At that point Cindy had experienced undiminishing post-operative symptoms for over one year. In addition, approximately six months had passed since she had terminated her relationship with Dr. Creagh; enough time to determine that any assurances she received from Dr. Creagh had not proved valid. Moreover, at that point she had evidence that, rather than improving, her gastric-related difficulties had worsened. While Cindy may not have known the specifics of her injury at that time, she did possess facts sufficient to place her on inquiry notice.[2] Because Cindy was on inquiry notice no later than August 20, 1998, over two and one half years prior to when the petition was filed, Iowa Code section 614.1(9) serves to bar the Aukeses’ claims. The district court did not err in granting Dr. Creagh’s motion for summary judgment.

AFFIRMED.

[1] Cindy alleged Dr. Creagh had breached the standard of care, failed to properly examine, diagnose and evaluate Cindy’s condition, and performed an unnecessary and outdated surgery. Scott alleged a loss of consortium.
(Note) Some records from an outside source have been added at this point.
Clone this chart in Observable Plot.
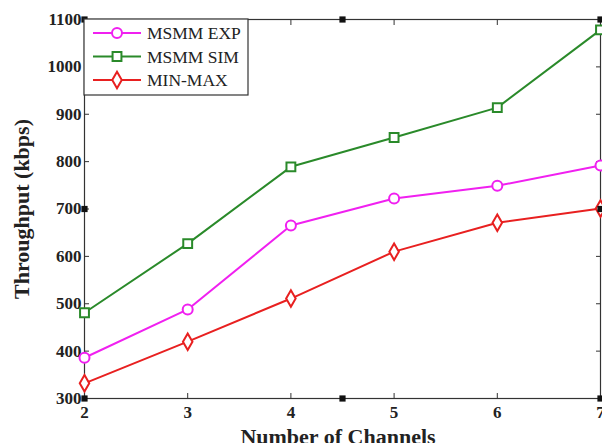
<!DOCTYPE html>
<html><head><meta charset="utf-8">
<script src="https://cdn.jsdelivr.net/npm/d3@7"></script>
<script src="https://cdn.jsdelivr.net/npm/@observablehq/plot@0.6"></script>
<style>body{margin:0;background:#fff}#c{position:relative;width:602px;height:443px}</style>
</head><body><div id="c"></div>
<script>
const channels = [2, 3, 4, 5, 6, 7];
const msmmExp = [386, 488, 665, 722, 749, 792];
const msmmSim = [481, 627, 789, 851, 914, 1078];
const minMax = [332, 420, 511, 610, 671, 701];
const seriesNames = ["MSMM EXP", "MSMM SIM", "MIN-MAX"];
const seriesColors = ["#f020f0", "#2a8a2a", "#e82020"];
const seriesSymbols = ["circle", "square", "diamond"];
const yTicks = [300, 400, 500, 600, 700, 800, 900, 1000, 1100];
const xTicks = [2, 3, 4, 5, 6, 7];
const handleX = [2, 4.5, 7];
const handleY = [300, 700, 1100];

const allSeries = [msmmExp, msmmSim, minMax];
const data = allSeries.flatMap((vals, i) => vals.map((v, j) => ({x: channels[j], y: v, s: seriesNames[i]})));
const handles = [];
for (const hx of handleX) for (const hy of handleY) {
  if (hx === 4.5 && hy === 700) continue;
  handles.push({x: hx, y: hy});
}

const font = "'Liberation Serif', 'Times New Roman', serif";
const plot = Plot.plot({
  width: 602, height: 443,
  marginLeft: 84, marginTop: 19, marginRight: 2, marginBottom: 45,
  style: {fontFamily: font, fontSize: "17px", fontWeight: "bold", color: "#222", background: "#fff"},
  x: {domain: [2, 7]},
  y: {domain: [300, 1100]},
  color: {domain: seriesNames, range: seriesColors},
  symbol: {domain: seriesNames, range: seriesSymbols},
  marks: [
    Plot.frame({stroke: "#333", strokeWidth: 1.2}),
    Plot.axisY(yTicks, {anchor: "left", tickSize: 0, tickPadding: 3, label: null, fontSize: 17, tickFormat: d3.format("d")}),
    Plot.axisY(yTicks, {anchor: "left", tickSize: -5, text: null, label: null, stroke: "#333"}),
    Plot.axisY(yTicks, {anchor: "right", tickSize: -5, text: null, label: null, stroke: "#333"}),
    Plot.axisX(xTicks, {anchor: "bottom", tickSize: 0, tickPadding: 7, label: null, fontSize: 17}),
    Plot.axisX(xTicks, {anchor: "bottom", tickSize: -5, text: null, label: null, stroke: "#333"}),
    Plot.axisX(xTicks, {anchor: "top", tickSize: -5, text: null, label: null, stroke: "#333"}),
    Plot.line(data, {x: "x", y: "y", z: "s", stroke: "s", strokeWidth: 2}),
    Plot.dot(data, {x: "x", y: "y", stroke: "s", symbol: "s", fill: "white", r: 5, strokeWidth: 2}),
    Plot.dot(handles, {x: "x", y: "y", symbol: "square", fill: "#111", r: 3.5})
  ]
});
const svg = d3.select(plot);
// axis titles
svg.append("text").attr("x", 338).attr("y", 444).attr("text-anchor", "middle")
  .attr("font-family", font).attr("font-weight", "bold").attr("font-size", 22).attr("fill", "#222")
  .text("Number of Channels");
svg.append("text").attr("transform", "translate(29,209) rotate(-90)").attr("text-anchor", "middle")
  .attr("font-family", font).attr("font-weight", "bold").attr("font-size", 22).attr("fill", "#222")
  .text("Throughput (kbps)");
// legend
const lg = svg.append("g").attr("text-anchor", "start").attr("font-weight", "normal");
lg.append("rect").attr("x", 84).attr("y", 19).attr("width", 164).attr("height", 76)
  .attr("fill", "white").attr("stroke", "#333").attr("stroke-width", 1.2);
const sym = {circle: d3.symbolCircle, square: d3.symbolSquare, diamond: d3.symbolDiamond};
seriesNames.forEach((n, i) => {
  const yy = 33 + i * 23.5;
  lg.append("line").attr("x1", 93).attr("x2", 141).attr("y1", yy).attr("y2", yy)
    .attr("stroke", seriesColors[i]).attr("stroke-width", 2);
  lg.append("path").attr("d", d3.symbol(sym[seriesSymbols[i]], Math.PI * 25)())
    .attr("transform", `translate(117,${yy})`).attr("fill", "white")
    .attr("stroke", seriesColors[i]).attr("stroke-width", 2);
  lg.append("text").attr("x", 147).attr("y", yy + 6).attr("font-family", font)
    .attr("font-size", 17.5).attr("fill", "#222").attr("text-anchor", "start").text(n);
});
document.getElementById("c").appendChild(plot);
</script></body></html>
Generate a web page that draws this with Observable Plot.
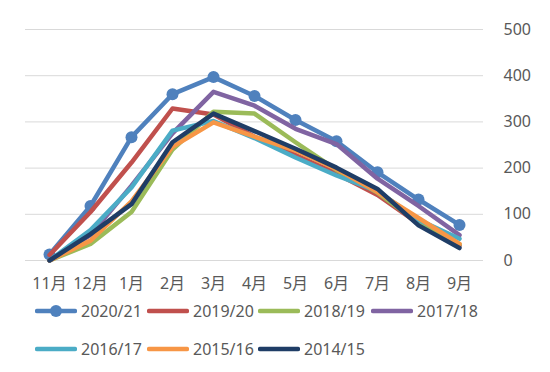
<!DOCTYPE html>
<html><head><meta charset="utf-8">
<script src="https://cdn.jsdelivr.net/npm/d3@7"></script>
<script src="https://cdn.jsdelivr.net/npm/@observablehq/plot@0.6"></script>
<style>
body{margin:0;background:#fff;font-family:"Noto Sans","Noto Sans CJK SC",sans-serif;}
#wrap{position:relative;width:550px;height:372px;}
.leg{position:absolute;display:flex;align-items:center;font-size:16px;color:#595959;height:20px;}
.leg svg{margin-right:4px;}
</style></head>
<body><div id="wrap"></div>
<script>
const months = ["11月","12月","1月","2月","3月","4月","5月","6月","7月","8月","9月"];
const seriesNames = ["2020/21","2019/20","2018/19","2017/18","2016/17","2015/16","2014/15"];
const colors = ["#4f81bd","#c0504d","#9bbb59","#8064a2","#4bacc6","#f79646","#1f3d66"];
const s2020_21 = [13, 118, 267, 360, 397, 356, 304, 258, 191, 132, 77];
const s2019_20 = [12, 105, 212, 329, 316, 268, 228, 188, 142, 80, 32];
const s2018_19 = [0, 36, 105, 240, 322, 318, 256, 196, 147, 82, 35];
const s2017_18 = [0, 55, 162, 275, 365, 335, 285, 252, 177, 118, 55];
const s2016_17 = [0, 66, 158, 281, 302, 265, 223, 184, 150, 88, 47];
const s2015_16 = [0, 43, 128, 246, 299, 268, 238, 198, 148, 92, 36];
const s2014_15 = [0, 57, 122, 256, 318, 280, 242, 201, 155, 76, 27];
const yTicks = [0, 100, 200, 300, 400, 500];

const allSeries = [s2020_21, s2019_20, s2018_19, s2017_18, s2016_17, s2015_16, s2014_15];
const rows = [];
allSeries.forEach((vals, i) => vals.forEach((v, j) => rows.push({series: seriesNames[i], month: months[j], value: v})));
const firstRows = rows.filter(d => d.series === seriesNames[0]);
const otherRows = rows.filter(d => d.series !== seriesNames[0]);

const lineOpts = {x: "month", y: "value", z: "series", stroke: "series", strokeWidth: 4.5, strokeLinejoin: "round", strokeLinecap: "round"};

const chart = Plot.plot({
  width: 550, height: 300,
  marginLeft: 25, marginRight: 67, marginTop: 29, marginBottom: 40,
  style: {fontFamily: '"Noto Sans","Noto Sans CJK SC",sans-serif', fontSize: "16px", color: "#595959", background: "#fff"},
  x: {type: "point", domain: months, padding: 0.5},
  y: {domain: [0, 500]},
  color: {domain: seriesNames, range: colors},
  marks: [
    Plot.gridY(yTicks, {stroke: "#d9d9d9", strokeOpacity: 1, strokeWidth: 1}),
    Plot.axisY({anchor: "right", ticks: yTicks, tickSize: 0, tickPadding: 20, label: null, fill: "#595959"}),
    Plot.axisX({tickSize: 0, tickPadding: 17, label: null, fill: "#595959"}),
    Plot.line(firstRows, lineOpts),
    Plot.dot(firstRows, {x: "month", y: "value", r: 6, fill: colors[0], stroke: "none"}),
    Plot.line(otherRows, lineOpts)
  ]
});
const wrap = document.getElementById("wrap");
wrap.appendChild(chart);

const legPos = [[35,301],[147,301],[258,301],[371,301],[35,339],[147,339],[258,339]];
seriesNames.forEach((name, i) => {
  const d = document.createElement("div");
  d.className = "leg";
  d.style.left = legPos[i][0] + "px";
  d.style.top = legPos[i][1] + "px";
  const marker = i === 0 ? `<circle cx="21" cy="10" r="6" fill="${colors[0]}"/>` : "";
  d.innerHTML = `<svg width="42" height="20"><line x1="2" y1="10" x2="40" y2="10" stroke="${colors[i]}" stroke-width="4.5" stroke-linecap="round"/>${marker}</svg><span>${name}</span>`;
  wrap.appendChild(d);
});
</script></body></html>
[2] The Aukeses contend that, even if Cindy were on inquiry notice in August 1998, that notice served to bar only a claim for any injury caused by the truncal vagotomy and pyloroplasty, and not a claim for any injury caused by the Nissen fundoplication. They rely on the fact Cindy stated she believed her gastric problems were caused by the cutting of nerves to her stomach, but never referred to concerns related to the tightening of her esophageal sphincter. We cannot agree with this reasoning. The question is whether Cindy would have discovered her injury or injuries, whatever their cause, through a reasonably diligent investigation. There is nothing in the record from which it can be concluded that such an inquiry would have revealed any injury caused by the truncal vagotomy and pyloroplasty, but not any injury caused by the Nissen fundoplication. We find no basis upon which to differentiate the claims.